The Joint European Torus (JET) is a tokamak, a huge hollow metal donut inside of which scientists play with glowing blobs of magnetically confined plasma, in order to study nuclear fusion. Nuclear fusion—atomic nuclei smashing together and forming different nuclei and subatomic particles, and releasing lots of sweet, sweet energy—only happens under the most extreme conditions, like those found in the core of the Sun. Unable to produce a star’s unfathomable gravitational forces within a laboratory, fusion researchers instead use supercooled magnets to suspend and animate clouds of carefully mixed hydrogen isotopes inside a donut-shaped torus, and carefully input doses of thermal energy to act as the ignition. The incredible heat produced by the reaction—150 million kelvin, or 10 times hotter than the hottest part of the Sun—triggers nuclear fusion, the energy output of which triggers more fusion and becomes self-sustaining. A reaction that produces more energy in this way than it consumes in thermal input will have reached the elusive point of “breakeven” and become energy-positive. This is the practical goal of modern fusion research: To develop a clean source of limitless energy, and overhaul humankind’s warping and consuming energy dependence, at least until the billionaires buy up the technology and life resumes sucking shit in all the familiar ways.
So retrofitting JET so that it can once again burn the key fuel for eventual commercial energy applications is no small deal. Nevertheless I must admit that I share your overall spirit of derision, if not your deeply weird insistence that various kitchen appliances are capable of self-sustaining plasma fusion reactions. The JET reactor first burned deuterium-tritium all the way back in 1991! Do not wake me from a peaceful night’s sleep with news that a particular fusion reactor is now able to use a type of fuel that it successfully burned in experiments more than 30 years ago. I simply will not rise from bed for anything less than record-shattering energy outputs! Give me big impressive statistics or give me an uninterrupted night of rest!
But this is where the magnetic confinement fusion community is serving up news worthy of genuine excitement: In its first round of deuterium-tritium experiments in 25 years, run at the end of 2021, JET fired up a plasma cloud generating 59 megajoules of energy over a span of five seconds. While this is not a huge amount of energy, it’s approximately 45 times as much as the record yield for inertial confinement fusion, set in August 2021. And these results represent a significant leap forward from the 1997 experiment, when JET produced a then-record 22 megajoules of energy. As JET is the only tokamak currently using deuterium-tritium in its plasma experiments, every time it produces more energy, it is also setting a new world record. More importantly, as experiments shift from maximizing yield to stabilizing the reaction for longer periods and achieving self-sustenance, lengthening the period of peak output from 0.15 seconds in 1997 to five seconds in December 2021 is a big deal: JET researchers more than doubled the total energy output, and extended the reaction’s duration exponentially. Now that’s a damn breakthrough!

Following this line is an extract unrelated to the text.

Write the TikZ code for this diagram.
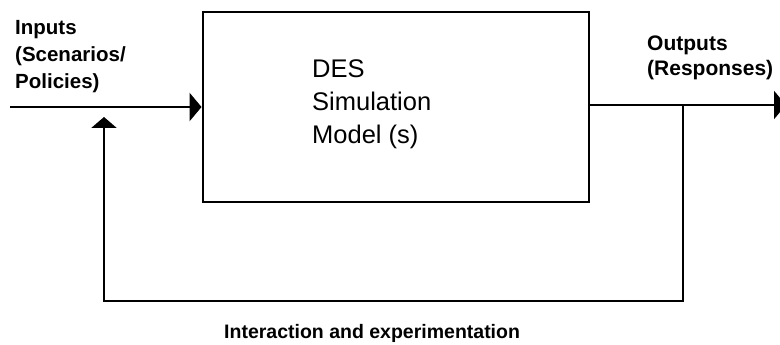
\documentclass[tikz,border=0pt]{standalone}
\usepackage{fontspec}
\setmainfont{Liberation Sans}
\usetikzlibrary{arrows.meta}
\begin{document}
\begin{tikzpicture}[x=1pt,y=-1pt,
  wire/.style={line width=2.6pt},
  boxstyle/.style={draw,line width=2.9pt,minimum width=386pt,minimum height=190pt,inner sep=0pt},
  lbl/.style={font=\fontsize{20.5}{27}\selectfont\bfseries,align=left,inner sep=0pt},
  modeltext/.style={font=\fontsize{25.5}{33}\selectfont,align=left,inner sep=0pt},
  headtip/.style={-{Triangle[length=12pt,width=28pt]}},
  uptip/.style={-{Triangle[length=11pt,width=25pt]}}]
\useasboundingbox (0,0) rectangle (780,345);

% the simulation model block
\node[boxstyle] (box) at (396,107) {};
\node[modeltext,anchor=north west] (model) at (312,59) {DES\\Simulation\\Model (s)};

% labels
\node[lbl,anchor=north west] (inlbl) at (15,20) {Inputs\\(Scenarios/\\Policies)};
\node[lbl,anchor=north west,font=\fontsize{21}{25}\selectfont\bfseries] (outlbl) at (647,36) {Outputs\\(Responses)};
\node[lbl,anchor=base west,font=\fontsize{19.5}{24}\selectfont\bfseries] (loop) at (224,338) {Interaction and experimentation};

% end points of the open wires
\coordinate (inL) at (10,107);
\coordinate (outR) at (786,105);
\coordinate (tap) at (683,105);
\coordinate (fbcorner) at (683,301);
\coordinate (fbtip) at (104,117);

% input and output
\draw[wire,headtip] (inL) -- (box.west);
\draw[wire,headtip] ([yshift=2pt]box.east) -- (outR);

% feedback loop
\draw[wire,uptip] (tap) -- (fbcorner) -| (fbtip);
\end{tikzpicture}
\end{document}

But don’t take my word for it! Ian Chapman, chief executive of the United Kingdom Atomic Energy Authority, told Physics World that the latest experiments “have taken us a huge step closer to conquering one of the biggest scientific and engineering challenges of them all.” Bernard Bigot, the director of the enormous International Thermonuclear Experimental Reactor, currently being built in the south of France and expected to produce energy-positive 500-watt thermal outputs in shots lasting up to 10 minutes at a time, says JET’s results provide “a resounding confirmation to all of those involved in the global fusion quest.” As a layperson who at the mention of 500 watts pictures the large extended family of a Cardinals defensive lineman, I am happy and even thrilled to take encouragement from the words of these professional science knowers. Anything that moves mankind meaningfully closer to dominion over star juice is excellent news, in my book.
Experimental tokamaks all over the world are advancing fusion science in leaps and bounds. In June 2021, China’s tokamak, nicknamed EAST, set a new duration record for plasma temperatures in excess of 100 million degrees centigrade. The time is fast approaching when fusion science moves from experimental to commercial, with the all-important “breakeven” serving as the tipping point. These UK types are planning a prototype commercial fusion reactor, the Spherical Tokamak for Energy Production (STEP), for 2040, based on the science they’ve learned at JET over the last 38 years. Meanwhile, researchers at MIT and with Commonwealth Fusion Systems are already manufacturing and testing component parts of the SPARC reactor, a commercial prototype tokamak using Big Magnets and burning deuterium-tritium, and scheduled to go online and achieve energy positivity in 2025. 2025! It is already 2022! If the science works, we could soon have tokamak reactors all over, in our own communities, burning clean fuel, juicing up our appliances, holding little glowing balls of The Breath of God. Imagine the possibilities!